Statistical significance tests and estimation
34. Clients want to know the size of differences between/among groups. Just knowing there is a difference is not helpful. The common practice of merely conducting statistical significance tests is, therefore, misguided. After all, with large enough sample sizes even a difference of one to two percentage points will be statistically significant. But marketers and decision makers need to know how large the difference is when deciding whether to spend money in certain ways. To provide this more insightful guidance, analyses should be conducted that provide confidence intervals that estimate how precise the collected data are. Reporting the results as ranges most facilitates decision-making.
35. Statistical significance tests and confidence intervals can be jiggered to produce any desired effect. For example, a significance test showing a significant difference using an 80 percent confidence level may not show a significant difference using a 95 percent confidence level – with the exact same data. And, a confidence interval could be +/- 3 percentage points at an 85 percent confidence level while being only +/- 10 percentage points at a 95 percent confidence level. Because of this, 1) it’s critical to state in advance of any test or precision estimate which confidence level will be used as a basis for decision making and 2) one must always report the confidence level used when reporting the results of significance tests or confidence intervals.

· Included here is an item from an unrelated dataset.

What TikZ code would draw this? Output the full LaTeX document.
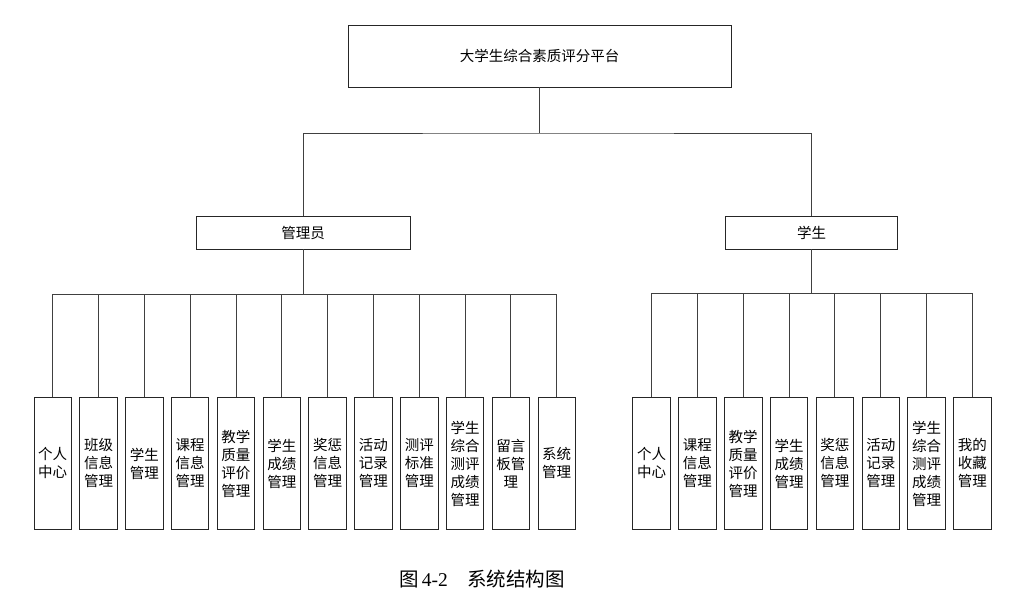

36. Statistical significance is not the same as practical significance. A very small difference between/among groups may have no real impact on decisions – even if the difference is statistically significant. Conversely, a larger difference (that is not statistically significant because of a small sample size) may provide valuable direction for future business activities. One should not merely scan down banner tables and circle those that show statistical significance while ignoring the others. Instead, one should look at the size of the differences and, only then, be concerned with whether they are statistically significant. If they are not, one may still want to subject those variables to further research.
Making research results useful/actionable
37. Presenting preliminary data is essential. Early, preliminary data are almost always better than more complete data delivered late. Early peeks at the data allow decision makers to start their decision-making process. They can amend it, if needed, as more complete data arrive. And, experience has shown that the final data almost always closely mirror the preliminary data – minimizing any decision changes that may need to be made.
38. Balance academic integrity with actionable advice. Academics often waffle with statements such as, “On the one hand ...” whereas business decision makers want concrete answers to questions like, “What do you think I should do?” Researchers owe it to their clients to offer their thoughts. Having lots of data to support those thoughts is wise but presenting too much all at once can confuse the issue unnecessarily.
39. Business reasons may preclude all data seeing the light of day. Even when you have found serendipitous “good news,” the client contact may fear that sharing it with upper management could have negative effects – for a variety of reasons. Do not be surprised if this happens. It’s usually best to ask clients to sign off on any special “value added” analyses you may be considering conducting.
40. Don’t use customer satisfaction scores to compensate people. This applies to both employees and channel partners. Rather, compensate them for what actually improves customer service and satisfaction, which is the design and implementation of approved quality-improvement initiatives.